THE decision to move the PGA Championship to the middle of May has altered the schedule of the Major championship events. But by no means has it diluted the hype with which golf’s four biggest and best tournaments are viewed.
From its perennial slot in August, the PGA Championship will be held from May 16 to 19 at Bethpage State Park course in New York. It will be played after the US Masters, scheduled for April 11 to 14 at Augusta National Golf Club in Atlanta, while the US Open is set for June 13 to 16 at Pebble Beach Golf Links in California.
The British Open will close out the Majors’ season at Royal Portrush Golf Club in Portrush, Northern Ireland from July 18 to 21.
And because of what transpired at Pebble Beach on Monday, when Phil Mickelson won his 44th PGA Tour title, the US Open was sharply brought into focus again.
Much of it had to do with Mickelson’s victory. But Tiger Woods was also brought into the equation and for good reason too.
Mickelson’s triumph at Pebble Beach immediately spawned discussion about him wrapping up a career Grand Slam at a venue where he has now won five times.
He has five Major titles to his credit – three Masters (2004, ’06 and 2010), one PGA Championship (2005) and British Open Claret Jug secured in 2013.
Thus, a US Open victory, something he has searched for in vain for so long – only to finish runner-up on no fewer than six ocassions – would go down very well in his trophy cabinet and slip him into an elite club of just a few who have managed the career Grand Slam.
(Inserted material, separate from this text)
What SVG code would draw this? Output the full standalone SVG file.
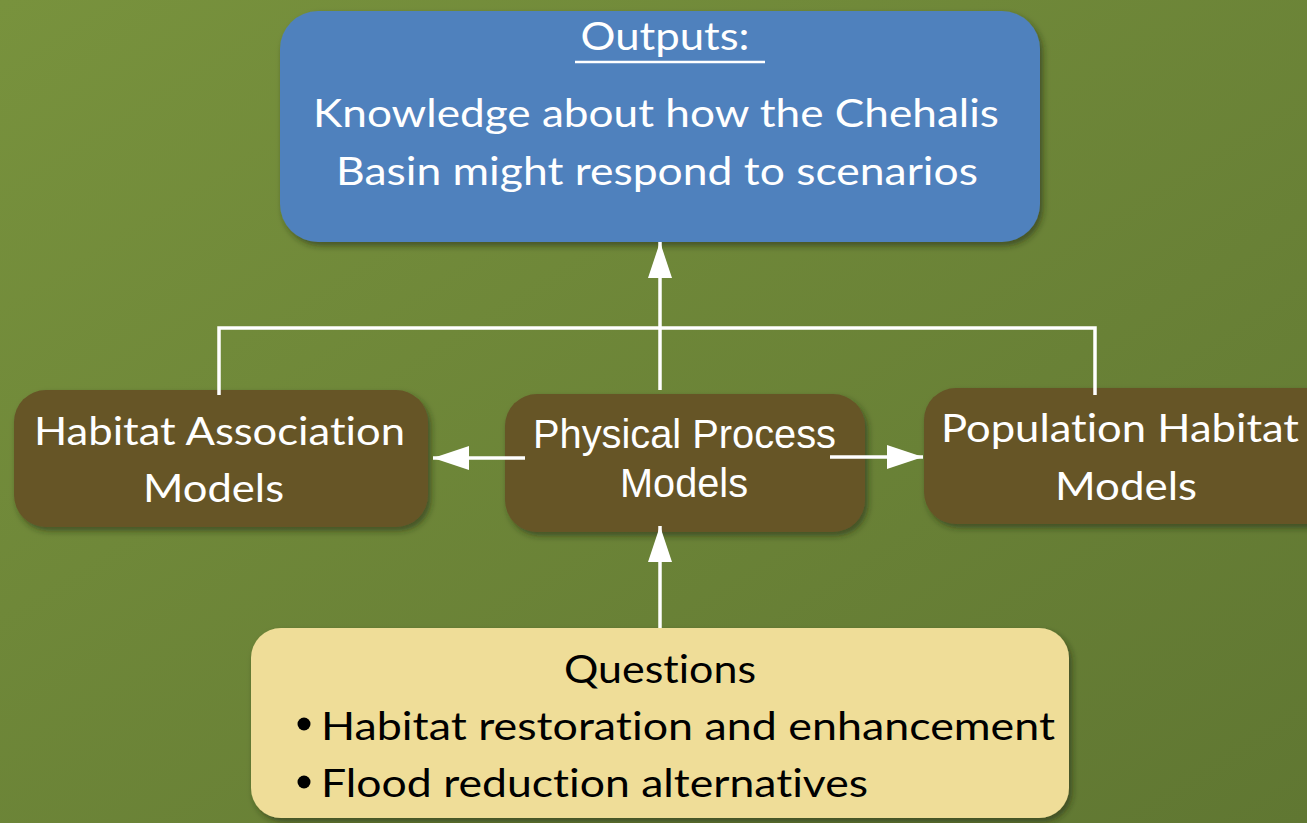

It would probably be the most celebrated of the season’s Big Four if only because Mickelson is hugely popularly with the fans, media, sponsors and authorities.
A somewhat controversial character at times, Mickeleson will no doubt revel in the spotlight as he makes his way to a tournament that will end on Fathers’ Day and which he so desperately wants to win.
His misdemeanours, however, are some how always hastily forgiven by his fans.
His two-stroke penalty for hitting the ball while it was still moving in the US Open at Shinnecock Hills Golf Club in New York last year is a fine example of that.
One can only imagine what might happen if Mickelson indeed does win the American national open at Pebble Beach in June.
Woods might have a say in that though. The 14-time Major champion won the season-ending Tour Championship last September and really got tongues wagging. He didn’t do too much at the Farmers Insurance Open last month, his first tournament of the year, but one gets a feeling that if he plays well before or during the Masters, he is going to cause quite a stir.
If his form is any good, going into the US Open then talk of the rivalry with Mickelson in the good ol’ days should spring to life again.
But there are so many golfers out there who have the game to win a Major that talk of Phil and Tiger only would be an injustice to those who read this column.
Brooks Koepka won two of the last three Majors last year and he will be as keen as ever to add to his collection, which stands at three – two US Opens and a PGA Championship.
Indeed, Koepka will be chasing a third US Open in a row when the tournament heads back to Pebble Beach in June, having also won it at Erin Hills Golf Club in Wisconsin the year before last.
Dustin Johnson, Jordan Spieth, Martin Kaymer and world number one Justin Rose are the most recent winners of the US national open before Koepka and they too will be bent on winning it again.
But then again so too will a long list of others including world number four Justin Thomas, his American compatriot and among the in-form players Bryson DeChambeau, Spain’s Jon Rahm, Xander Schauffele, who won again last month, the ever-popular Rickie Fowler, Norther Irishman Rory McIlroy and reigning British Open champion Francesco Molinari of Italy.
But for all the permutations, a Mickelson-Woods showdown is one that might not be able to be matched, especially if Mickelson plays like he did this past week and Woods does like he did when he set a Major record margin of victory of 15 strokes in 2000 at the same venue.